[AVAILABLE RECORDS]
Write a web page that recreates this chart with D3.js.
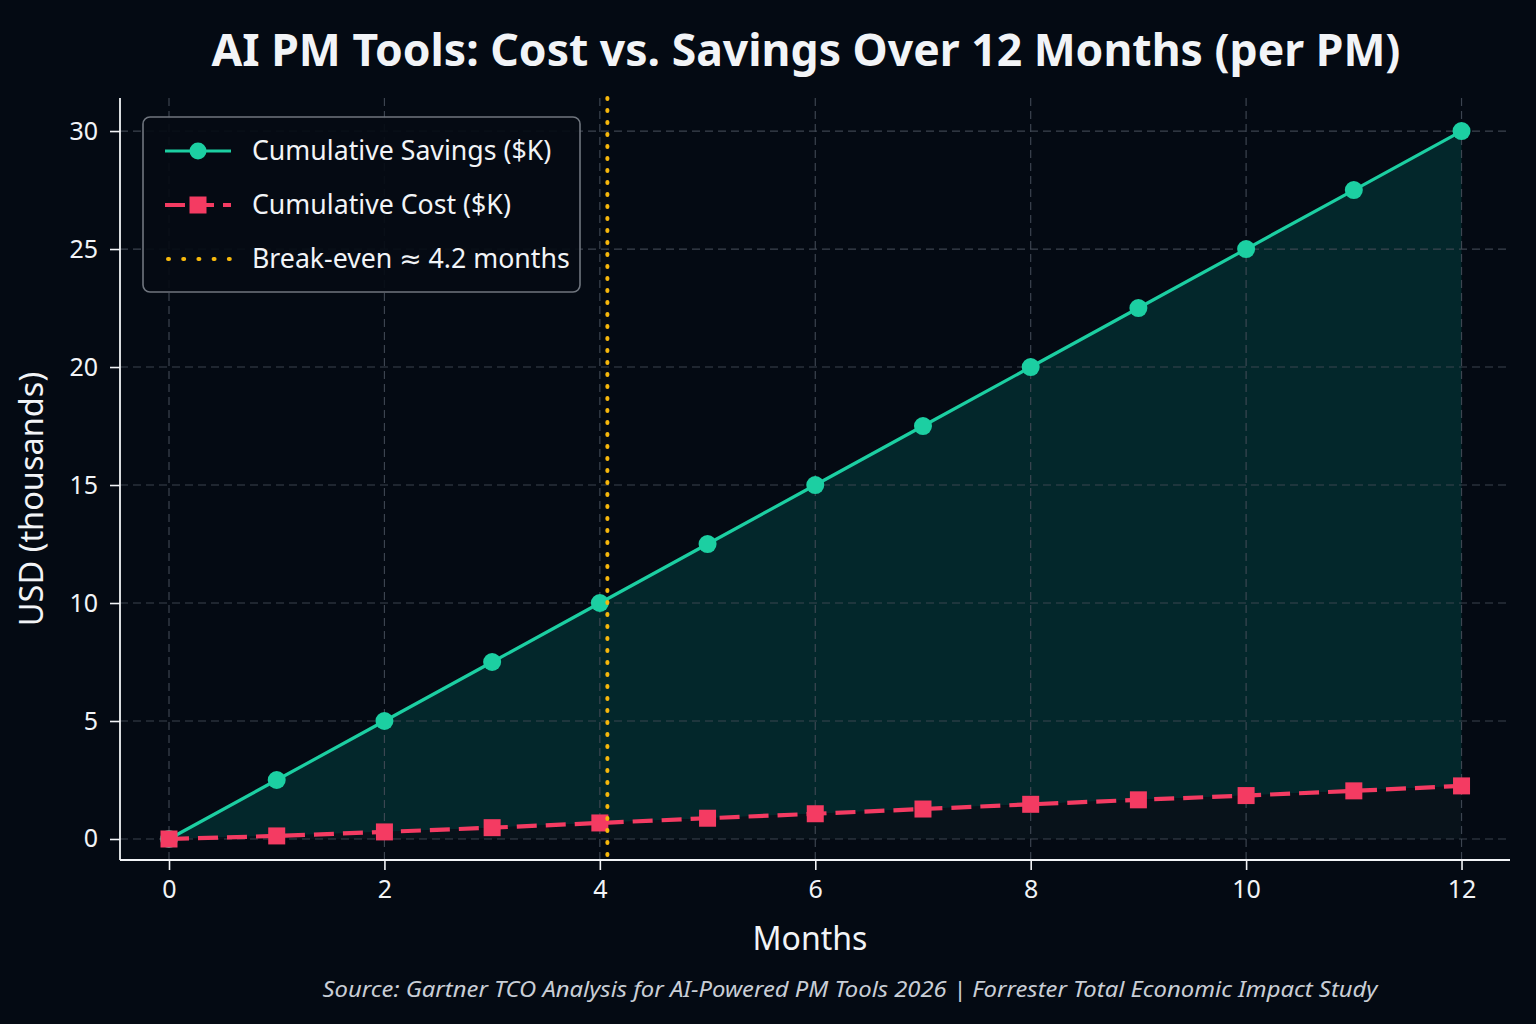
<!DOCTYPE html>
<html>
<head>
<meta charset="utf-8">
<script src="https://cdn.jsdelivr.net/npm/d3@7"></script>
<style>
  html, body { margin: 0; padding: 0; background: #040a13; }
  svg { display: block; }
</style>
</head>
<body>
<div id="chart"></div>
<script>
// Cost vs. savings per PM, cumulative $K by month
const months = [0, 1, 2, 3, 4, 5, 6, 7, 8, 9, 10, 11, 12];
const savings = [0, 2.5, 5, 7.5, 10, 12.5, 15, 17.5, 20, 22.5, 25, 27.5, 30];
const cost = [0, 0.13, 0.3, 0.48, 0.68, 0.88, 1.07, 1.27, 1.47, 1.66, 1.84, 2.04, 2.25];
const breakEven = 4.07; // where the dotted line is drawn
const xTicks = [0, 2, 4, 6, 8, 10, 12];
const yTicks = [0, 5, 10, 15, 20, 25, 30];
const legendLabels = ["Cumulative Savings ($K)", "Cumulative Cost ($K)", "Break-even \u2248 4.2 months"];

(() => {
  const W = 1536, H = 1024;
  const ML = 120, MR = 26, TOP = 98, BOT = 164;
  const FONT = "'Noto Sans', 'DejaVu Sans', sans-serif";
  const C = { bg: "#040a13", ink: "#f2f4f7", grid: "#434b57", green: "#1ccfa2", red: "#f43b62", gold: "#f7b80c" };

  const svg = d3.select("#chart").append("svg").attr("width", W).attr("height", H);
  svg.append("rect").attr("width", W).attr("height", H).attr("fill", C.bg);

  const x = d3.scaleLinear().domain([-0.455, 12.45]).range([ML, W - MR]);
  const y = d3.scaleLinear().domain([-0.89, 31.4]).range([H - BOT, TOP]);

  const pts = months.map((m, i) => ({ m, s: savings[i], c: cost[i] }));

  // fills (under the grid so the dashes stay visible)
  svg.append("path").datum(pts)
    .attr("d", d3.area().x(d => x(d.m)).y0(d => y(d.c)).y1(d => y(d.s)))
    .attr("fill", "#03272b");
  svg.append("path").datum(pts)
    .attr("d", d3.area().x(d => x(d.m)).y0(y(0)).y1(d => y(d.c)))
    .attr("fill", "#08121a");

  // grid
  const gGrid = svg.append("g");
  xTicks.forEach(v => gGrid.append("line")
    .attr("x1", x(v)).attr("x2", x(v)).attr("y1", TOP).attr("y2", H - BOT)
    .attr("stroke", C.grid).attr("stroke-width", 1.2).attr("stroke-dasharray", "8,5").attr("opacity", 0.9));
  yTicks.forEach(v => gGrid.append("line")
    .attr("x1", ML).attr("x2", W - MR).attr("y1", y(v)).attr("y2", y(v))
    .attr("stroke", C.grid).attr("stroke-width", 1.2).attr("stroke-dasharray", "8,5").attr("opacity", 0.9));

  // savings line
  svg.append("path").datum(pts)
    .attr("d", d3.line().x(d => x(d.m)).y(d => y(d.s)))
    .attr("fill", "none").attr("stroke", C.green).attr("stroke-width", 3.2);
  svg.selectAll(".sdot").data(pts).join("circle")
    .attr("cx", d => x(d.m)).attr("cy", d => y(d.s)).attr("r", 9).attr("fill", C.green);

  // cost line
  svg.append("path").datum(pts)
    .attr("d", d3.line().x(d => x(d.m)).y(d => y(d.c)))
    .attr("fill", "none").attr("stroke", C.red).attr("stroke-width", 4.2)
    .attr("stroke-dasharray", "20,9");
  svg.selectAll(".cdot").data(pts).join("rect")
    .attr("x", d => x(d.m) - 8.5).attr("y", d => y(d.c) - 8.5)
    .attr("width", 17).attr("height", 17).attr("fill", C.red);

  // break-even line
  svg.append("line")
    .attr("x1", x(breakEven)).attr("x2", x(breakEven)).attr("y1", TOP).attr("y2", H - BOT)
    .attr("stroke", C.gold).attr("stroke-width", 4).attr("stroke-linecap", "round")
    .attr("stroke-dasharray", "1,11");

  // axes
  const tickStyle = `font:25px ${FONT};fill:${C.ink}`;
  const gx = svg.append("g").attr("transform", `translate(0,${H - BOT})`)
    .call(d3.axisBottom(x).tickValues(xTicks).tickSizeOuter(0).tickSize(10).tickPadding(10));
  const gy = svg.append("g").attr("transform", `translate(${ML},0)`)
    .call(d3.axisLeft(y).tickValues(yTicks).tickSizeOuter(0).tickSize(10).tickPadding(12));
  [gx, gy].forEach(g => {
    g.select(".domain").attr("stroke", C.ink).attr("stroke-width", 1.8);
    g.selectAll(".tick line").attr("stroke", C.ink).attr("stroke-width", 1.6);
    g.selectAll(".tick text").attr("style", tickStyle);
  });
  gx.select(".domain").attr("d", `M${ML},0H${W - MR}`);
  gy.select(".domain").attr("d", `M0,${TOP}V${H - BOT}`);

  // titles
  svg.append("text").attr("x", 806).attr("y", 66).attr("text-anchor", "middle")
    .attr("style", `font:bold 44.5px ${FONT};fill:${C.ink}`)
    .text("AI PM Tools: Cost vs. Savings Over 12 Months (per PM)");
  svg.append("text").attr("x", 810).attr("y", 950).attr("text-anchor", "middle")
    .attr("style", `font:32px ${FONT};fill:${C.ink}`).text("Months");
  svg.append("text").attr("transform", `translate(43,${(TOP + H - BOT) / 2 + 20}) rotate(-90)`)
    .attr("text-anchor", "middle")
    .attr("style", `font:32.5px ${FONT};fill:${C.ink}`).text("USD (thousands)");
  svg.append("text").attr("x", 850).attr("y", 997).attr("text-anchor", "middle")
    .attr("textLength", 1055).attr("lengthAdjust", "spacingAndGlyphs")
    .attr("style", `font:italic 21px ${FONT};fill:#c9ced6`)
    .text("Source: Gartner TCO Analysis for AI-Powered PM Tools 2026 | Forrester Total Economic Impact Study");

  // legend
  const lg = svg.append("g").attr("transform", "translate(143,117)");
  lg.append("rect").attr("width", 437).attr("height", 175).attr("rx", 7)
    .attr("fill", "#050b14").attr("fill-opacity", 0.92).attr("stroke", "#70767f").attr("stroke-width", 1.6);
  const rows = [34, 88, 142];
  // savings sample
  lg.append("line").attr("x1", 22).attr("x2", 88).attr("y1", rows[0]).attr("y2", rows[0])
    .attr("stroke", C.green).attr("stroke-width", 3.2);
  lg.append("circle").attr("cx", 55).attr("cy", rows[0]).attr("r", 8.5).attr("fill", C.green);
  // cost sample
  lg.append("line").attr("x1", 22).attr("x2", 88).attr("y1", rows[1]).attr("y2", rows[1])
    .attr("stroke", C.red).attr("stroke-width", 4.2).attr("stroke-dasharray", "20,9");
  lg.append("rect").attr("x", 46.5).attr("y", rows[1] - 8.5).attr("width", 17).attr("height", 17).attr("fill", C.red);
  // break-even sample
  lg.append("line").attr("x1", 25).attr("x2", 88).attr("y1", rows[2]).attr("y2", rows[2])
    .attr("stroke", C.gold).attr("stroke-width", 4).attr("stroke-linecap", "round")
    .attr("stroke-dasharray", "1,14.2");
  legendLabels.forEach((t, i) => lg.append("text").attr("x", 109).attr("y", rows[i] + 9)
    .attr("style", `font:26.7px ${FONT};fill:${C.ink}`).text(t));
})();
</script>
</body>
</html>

--

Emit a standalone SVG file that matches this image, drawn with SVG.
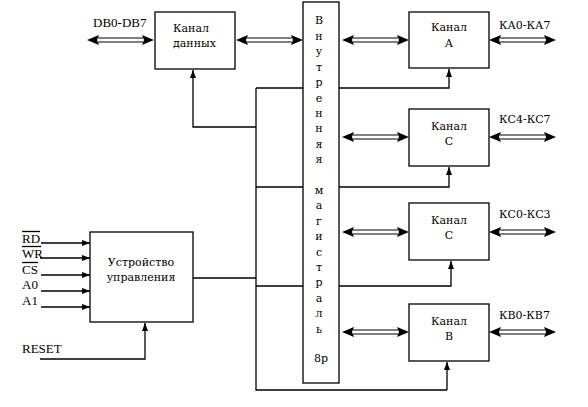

[REQUIRED WORK] Among the entries above, identify all lines with "that" and copy them.

[EXERCISE RESULT]
Write a web page that recreates this chart with D3.js.
Emit a standalone SVG file that matches this image, drawn with SVG.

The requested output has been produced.